Chechnya has some oil fields, but the importance of Chechnya rests on the facts that the major oil and gas pipelines from both Russian and Kazak oil fields are passing through Chechnya. Thus, if its is possible to cut of Chechnya from Russia, it will affect Russian ability to export oil and natural gas the European market significantly. Independence of Chechnya will create chain reactions in the other Muslim majority provinces in Russia, Tatarstan in particular. Separation of both Chechnya and Tatarstan will reduce Russia’s crude oil deposits to a low level, as the Siberian oil fields are located in the most inhospitable areas of the world. As a result, Russia will be reduced to a very poor country without any military significance.
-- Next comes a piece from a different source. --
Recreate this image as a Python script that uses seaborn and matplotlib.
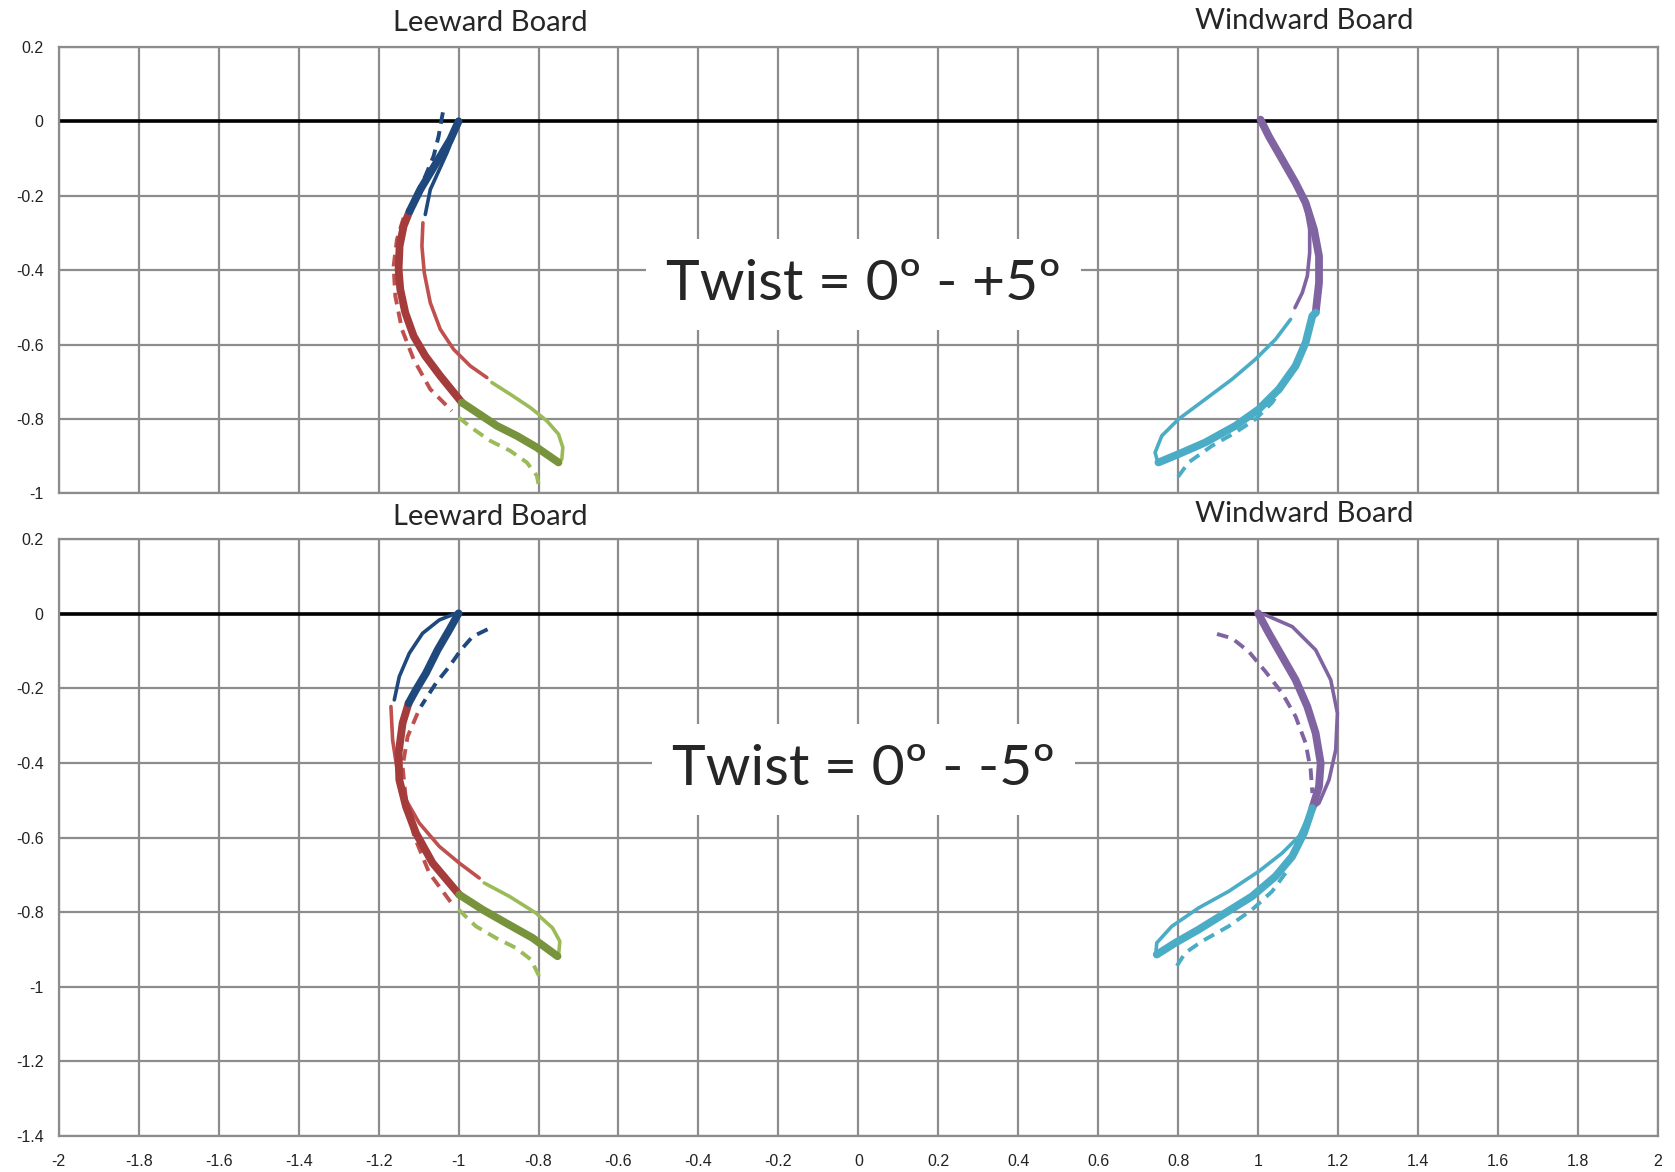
import matplotlib
matplotlib.use("Agg")
import matplotlib.pyplot as plt
import seaborn as sns
import numpy as np

# ---------------- axis / label data ----------------
X_TICKS = [-2, -1.8, -1.6, -1.4, -1.2, -1, -0.8, -0.6, -0.4, -0.2, 0, 0.2, 0.4, 0.6, 0.8, 1, 1.2, 1.4, 1.6, 1.8, 2]
X_TICK_LABELS = ["-2", "-1.8", "-1.6", "-1.4", "-1.2", "-1", "-0.8", "-0.6", "-0.4", "-0.2", "0", "0.2", "0.4", "0.6", "0.8", "1", "1.2", "1.4", "1.6", "1.8", "2"]
TOP_Y_TICKS = [0.2, 0, -0.2, -0.4, -0.6, -0.8, -1]
TOP_Y_LABELS = ["0.2", "0", "-0.2", "-0.4", "-0.6", "-0.8", "-1"]
BOT_Y_TICKS = [0.2, 0, -0.2, -0.4, -0.6, -0.8, -1, -1.2, -1.4]
BOT_Y_LABELS = ["0.2", "0", "-0.2", "-0.4", "-0.6", "-0.8", "-1", "-1.2", "-1.4"]
BOARD_TITLES = ["Leeward Board", "Windward Board"]
TWIST_TOP = "Twist = 0º - +5º"
TWIST_BOT = "Twist = 0º - -5º"

# ---------------- TOP PANEL (twist 0 to +5) ----------------
# Leeward board
T_LB_THICK_X = [-1.0, -1.0208, -1.0458, -1.0708, -1.0958, -1.1225]
T_LB_THICK_Y = [0.0, -0.0492, -0.0939, -0.1386, -0.1834, -0.2415]
T_LB_THIN_X = [-1.0, -1.0125, -1.0292, -1.05, -1.0708, -1.0833]
T_LB_THIN_Y = [0.0, -0.0403, -0.085, -0.1342, -0.1834, -0.2504]
T_LB_DASH_X = [-1.0392, -1.0442, -1.05, -1.0625, -1.0833, -1.1083, -1.125]
T_LB_DASH_Y = [0.0241, -0.0045, -0.0403, -0.0939, -0.1476, -0.2013, -0.2415]

T_LR_THICK_X = [-1.1225, -1.1375, -1.1475, -1.15, -1.1458, -1.1333, -1.1125, -1.0833, -1.0458, -0.9917]
T_LR_THICK_Y = [-0.2415, -0.2818, -0.3354, -0.398, -0.4517, -0.5143, -0.5769, -0.6306, -0.6843, -0.7558]
T_LR_THIN_X = [-1.0892, -1.0917, -1.0858, -1.0708, -1.0458, -1.0125, -0.9708, -0.9292]
T_LR_THIN_Y = [-0.2728, -0.3354, -0.4070, -0.4875, -0.5590, -0.6127, -0.6574, -0.6887]
T_LR_DASH_X = [-1.1375, -1.1542, -1.1625, -1.1583, -1.1417, -1.1125, -1.0708, -1.0167]
T_LR_DASH_Y = [-0.2594, -0.3175, -0.3891, -0.4696, -0.559, -0.6395, -0.72, -0.7782]

T_LG_THICK_X = [-0.9917, -0.9542, -0.9042, -0.8542, -0.8042, -0.75]
T_LG_THICK_Y = [-0.7558, -0.7826, -0.8184, -0.8453, -0.8766, -0.9168]
T_LG_THIN_X = [-0.9167, -0.8708, -0.8208, -0.7792, -0.75, -0.7392, -0.7417, -0.75]
T_LG_THIN_Y = [-0.7021, -0.7335, -0.7692, -0.8050, -0.8408, -0.8766, -0.9079, -0.9168]
T_LG_DASH_X = [-1.0, -0.9625, -0.9208, -0.8708, -0.8292, -0.8042, -0.7975]
T_LG_DASH_Y = [-0.7961, -0.8274, -0.8587, -0.8855, -0.9168, -0.9526, -0.9884]

# Windward board
T_WP_THICK_X = [1.0059, 1.0268, 1.0603, 1.0937, 1.1188, 1.1397, 1.1523, 1.1523, 1.1439]
T_WP_THICK_Y = [0.0045, -0.0403, -0.1029, -0.1655, -0.2191, -0.2907, -0.3623, -0.4338, -0.5143]
T_WP_THIN_X = [1.0059, 1.0310, 1.0645, 1.0979, 1.1188, 1.1289, 1.1289, 1.1230, 1.1105, 1.0921]
T_WP_THIN_Y = [0.0045, -0.0492, -0.1118, -0.1744, -0.2281, -0.2907, -0.3533, -0.4159, -0.4606, -0.5009]

T_WC_THICK_X = [1.1439, 1.1356, 1.1188, 1.0937, 1.0519, 1.0017, 0.9431, 0.8678, 0.8008, 0.7506]
T_WC_THICK_Y = [-0.5143, -0.5233, -0.5948, -0.6574, -0.72, -0.7737, -0.8184, -0.8631, -0.8945, -0.9168]
T_WC_THIN_X = [1.0812, 1.0435, 0.9933, 0.9347, 0.8678, 0.8008, 0.759, 0.7423, 0.749]
T_WC_THIN_Y = [-0.5322, -0.5859, -0.6395, -0.6932, -0.7469, -0.8005, -0.8453, -0.89, -0.9168]
T_WC_DASH_X = [1.0686, 1.0351, 0.9933, 0.9431, 0.8845, 0.8259, 0.7925]
T_WC_DASH_Y = [-0.7021, -0.7558, -0.8005, -0.8363, -0.8721, -0.9168, -0.966]

# ---------------- BOTTOM PANEL (twist 0 to -5) ----------------
B_LB_THICK_X = [-1.0, -1.0233, -1.0525, -1.0817, -1.1067, -1.125]
B_LB_THICK_Y = [0.0018, -0.0429, -0.0965, -0.1591, -0.2038, -0.2395]
B_LB_THIN_X = [-1.0067, -1.0483, -1.09, -1.1233, -1.1483, -1.1608]
B_LB_THIN_Y = [0.0018, -0.0161, -0.0518, -0.1055, -0.168, -0.2306]
B_LB_DASH_X = [-0.9275, -0.965, -0.9942, -1.0233, -1.0567, -1.0942]
B_LB_DASH_Y = [-0.0411, -0.0608, -0.0965, -0.1412, -0.1859, -0.2484]

B_LR_THICK_X = [-1.125, -1.14, -1.15, -1.1483, -1.1317, -1.1067, -1.065, -0.9983]
B_LR_THICK_Y = [-0.2395, -0.2931, -0.3735, -0.445, -0.5165, -0.588, -0.6685, -0.7534]
B_LR_THIN_X = [-1.1692, -1.165, -1.1525, -1.1317, -1.0983, -1.0483, -0.9983, -0.9483]
B_LR_THIN_Y = [-0.2484, -0.3378, -0.4272, -0.4987, -0.5612, -0.6238, -0.6685, -0.7087]
B_LR_DASH_X = [-1.1025, -1.1275, -1.14, -1.1317, -1.1108, -1.0733, -1.015]
B_LR_DASH_Y = [-0.2663, -0.3289, -0.4093, -0.4987, -0.597, -0.6953, -0.7802]

B_LG_THICK_X = [-0.9983, -0.94, -0.8817, -0.815, -0.7525]
B_LG_THICK_Y = [-0.7534, -0.7936, -0.8293, -0.8695, -0.9187]
B_LG_THIN_X = [-0.9358, -0.8733, -0.8067, -0.765, -0.7467, -0.75]
B_LG_THIN_Y = [-0.7221, -0.7578, -0.8025, -0.8427, -0.8785, -0.9187]
B_LG_DASH_X = [-1.0, -0.9567, -0.9067, -0.8567, -0.8192, -0.7942]
B_LG_DASH_Y = [-0.7936, -0.8382, -0.8695, -0.8963, -0.9276, -0.9812]

B_WP_THICK_X = [1.0, 1.0268, 1.0603, 1.0937, 1.123, 1.1439, 1.1565, 1.1523, 1.1356]
B_WP_THICK_Y = [0.0018, -0.0518, -0.1144, -0.1769, -0.2484, -0.3199, -0.4004, -0.4629, -0.521]
B_WP_THIN_X = [1.0, 1.0184, 1.0854, 1.1439, 1.1816, 1.1983, 1.1941, 1.1774, 1.1523, 1.1356]
B_WP_THIN_Y = [0.0018, -0.0027, -0.034, -0.0965, -0.1769, -0.2663, -0.3646, -0.445, -0.5076, -0.521]
B_WP_DASH_X = [0.8971, 0.9347, 0.9766, 1.0184, 1.0603, 1.0937, 1.1188, 1.1314, 1.1356]
B_WP_DASH_Y = [-0.0536, -0.0652, -0.101, -0.1546, -0.2127, -0.2752, -0.3467, -0.4182, -0.4808]

B_WC_THICK_X = [1.1356, 1.1146, 1.0854, 1.0435, 0.9849, 0.918, 0.851, 0.7925, 0.7464]
B_WC_THICK_Y = [-0.521, -0.588, -0.6506, -0.7042, -0.7578, -0.8025, -0.8472, -0.8829, -0.9142]
B_WC_THIN_X = [1.1356, 1.1021, 1.0603, 1.0017, 0.9264, 0.851, 0.7841, 0.7464, 0.7439]
B_WC_THIN_Y = [-0.521, -0.597, -0.6416, -0.6908, -0.7444, -0.7891, -0.8383, -0.8829, -0.9142]
B_WC_DASH_X = [1.0686, 1.0351, 0.9849, 0.9264, 0.8594, 0.8176, 0.7908]
B_WC_DASH_Y = [-0.6953, -0.7444, -0.7936, -0.8382, -0.8785, -0.9097, -0.9544]

# ---------------- styling ----------------
C_BLUE = "#1F497D"
C_RED_D = "#A33C3B"
C_RED = "#C0504D"
C_GREEN_D = "#77933C"
C_GREEN = "#9BBB59"
C_PURPLE = "#8064A2"
C_CYAN = "#4BACC6"
GRID_C = "#8c8c8c"

THICK = dict(lw=5.6, linestyle="-")
THIN = dict(lw=2.6, linestyle="-")
DASH = dict(lw=2.8, linestyle=(0, (3.0, 1.9)))

top_series = [
    (T_LR_THIN_X, T_LR_THIN_Y, C_RED, THIN),
    (T_LR_DASH_X, T_LR_DASH_Y, C_RED, DASH),
    (T_LR_THICK_X, T_LR_THICK_Y, C_RED_D, THICK),
    (T_LG_THIN_X, T_LG_THIN_Y, C_GREEN, THIN),
    (T_LG_DASH_X, T_LG_DASH_Y, C_GREEN, DASH),
    (T_LG_THICK_X, T_LG_THICK_Y, C_GREEN_D, THICK),
    (T_LB_THIN_X, T_LB_THIN_Y, C_BLUE, THIN),
    (T_LB_DASH_X, T_LB_DASH_Y, C_BLUE, DASH),
    (T_LB_THICK_X, T_LB_THICK_Y, C_BLUE, THICK),
    (T_WP_THIN_X, T_WP_THIN_Y, C_PURPLE, THIN),
    (T_WP_THICK_X, T_WP_THICK_Y, C_PURPLE, THICK),
    (T_WC_THIN_X, T_WC_THIN_Y, C_CYAN, THIN),
    (T_WC_DASH_X, T_WC_DASH_Y, C_CYAN, DASH),
    (T_WC_THICK_X, T_WC_THICK_Y, C_CYAN, THICK),
]
bot_series = [
    (B_LR_THIN_X, B_LR_THIN_Y, C_RED, THIN),
    (B_LR_DASH_X, B_LR_DASH_Y, C_RED, DASH),
    (B_LR_THICK_X, B_LR_THICK_Y, C_RED_D, THICK),
    (B_LG_THIN_X, B_LG_THIN_Y, C_GREEN, THIN),
    (B_LG_DASH_X, B_LG_DASH_Y, C_GREEN, DASH),
    (B_LG_THICK_X, B_LG_THICK_Y, C_GREEN_D, THICK),
    (B_LB_THIN_X, B_LB_THIN_Y, C_BLUE, THIN),
    (B_LB_DASH_X, B_LB_DASH_Y, C_BLUE, DASH),
    (B_LB_THICK_X, B_LB_THICK_Y, C_BLUE, THICK),
    (B_WP_THIN_X, B_WP_THIN_Y, C_PURPLE, THIN),
    (B_WP_DASH_X, B_WP_DASH_Y, C_PURPLE, DASH),
    (B_WP_THICK_X, B_WP_THICK_Y, C_PURPLE, THICK),
    (B_WC_THIN_X, B_WC_THIN_Y, C_CYAN, THIN),
    (B_WC_DASH_X, B_WC_DASH_Y, C_CYAN, DASH),
    (B_WC_THICK_X, B_WC_THICK_Y, C_CYAN, THICK),
]

sns.set_style("white")
plt.rcParams["font.family"] = ["Liberation Sans", "DejaVu Sans"]

fig = plt.figure(figsize=(16.75, 11.72), dpi=100)
ax_top = fig.add_axes([0.0351, 0.579, 0.9547, 0.381])
ax_bot = fig.add_axes([0.0351, 0.0311, 0.9547, 0.5086])

TITLE_FONT = ["Lato", "DejaVu Sans"]


def style_axes(ax, yticks, ylabels, show_x_labels):
    ax.set_xlim(-2, 2)
    ax.set_ylim(min(yticks), max(yticks))
    ax.set_xticks(X_TICKS)
    ax.set_yticks(yticks)
    ax.set_yticklabels(ylabels)
    if show_x_labels:
        ax.set_xticklabels(X_TICK_LABELS)
    else:
        ax.set_xticklabels([])
    ax.grid(True, color=GRID_C, lw=1.6, zorder=0)
    ax.set_axisbelow(True)
    for s in ax.spines.values():
        s.set_color(GRID_C)
        s.set_linewidth(1.6)
    ax.tick_params(axis="both", direction="out", length=5, width=1.6, color=GRID_C,
                   labelsize=11.5, labelcolor="#222222", pad=6)
    ax.tick_params(axis="x", pad=8)
    ax.axhline(0, color="black", lw=2.6, zorder=2)
    ax.set_xlabel("")
    ax.set_ylabel("")


def draw(ax, series):
    for xs, ys, c, st in series:
        sns.lineplot(x=xs, y=ys, ax=ax, sort=False, estimator=None, color=c,
                     lw=st["lw"], linestyle=st["linestyle"],
                     solid_joinstyle="round", solid_capstyle="round", zorder=3)


draw(ax_top, top_series)
draw(ax_bot, bot_series)
style_axes(ax_top, TOP_Y_TICKS, TOP_Y_LABELS, False)
style_axes(ax_bot, BOT_Y_TICKS, BOT_Y_LABELS, True)

# board titles
TFS = 21
ax_top.text(-0.92, 0.243, BOARD_TITLES[0], ha="center", va="baseline", fontsize=TFS,
            family=TITLE_FONT, clip_on=False)
ax_top.text(1.115, 0.249, BOARD_TITLES[1], ha="center", va="baseline", fontsize=TFS,
            family=TITLE_FONT, clip_on=False)
ax_bot.text(-0.92, 0.239, BOARD_TITLES[0], ha="center", va="baseline", fontsize=TFS,
            family=TITLE_FONT, clip_on=False)
ax_bot.text(1.115, 0.248, BOARD_TITLES[1], ha="center", va="baseline", fontsize=TFS,
            family=TITLE_FONT, clip_on=False)

# twist labels
box = dict(boxstyle="square,pad=0.35", facecolor="white", edgecolor="none")
ax_top.text(0.012, -0.481, TWIST_TOP, ha="center", va="baseline", fontsize=41,
            family=TITLE_FONT, bbox=box, zorder=4)
ax_bot.text(0.013, -0.459, TWIST_BOT, ha="center", va="baseline", fontsize=41,
            family=TITLE_FONT, bbox=box, zorder=4)

fig.savefig("out.png", dpi=100)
That is the reason for the Anglo- American supports for the Chechen terrorism against Russia.

 

Thus, the invasion of Iraq was needed to ensure two objects. The first is the occupation of the second largest oil fields in the Middle East, thus to ensure both future oil resources of the US and trade of oil in dollars. The second objective is to scare away any other countries to even think about de-linking dollar from the oil trading. De-linking oil trading from dollar will diminish the special status of the dollar and the ability of the US economy to buy goods and services virtually free from the rest of the world and to force countries with trade surplus with the US to lend money to the US. That would certainly destroy the economy of the US built on borrowed money.

 

Because Iraq was the first oil producing country to convert its foreign exchange reserves from dollar to euro, it became the first country to come under the US attack. Venezuela already had a coup. Currently it is going through a US inspired destabilisation process. OPEC countries in the Middle East are accused of harbouring terrorists, so they are scared about converting their foreign exchange reserves. As a result the lows of commies would not apply to the USA and dollar would survive as a supreme currency.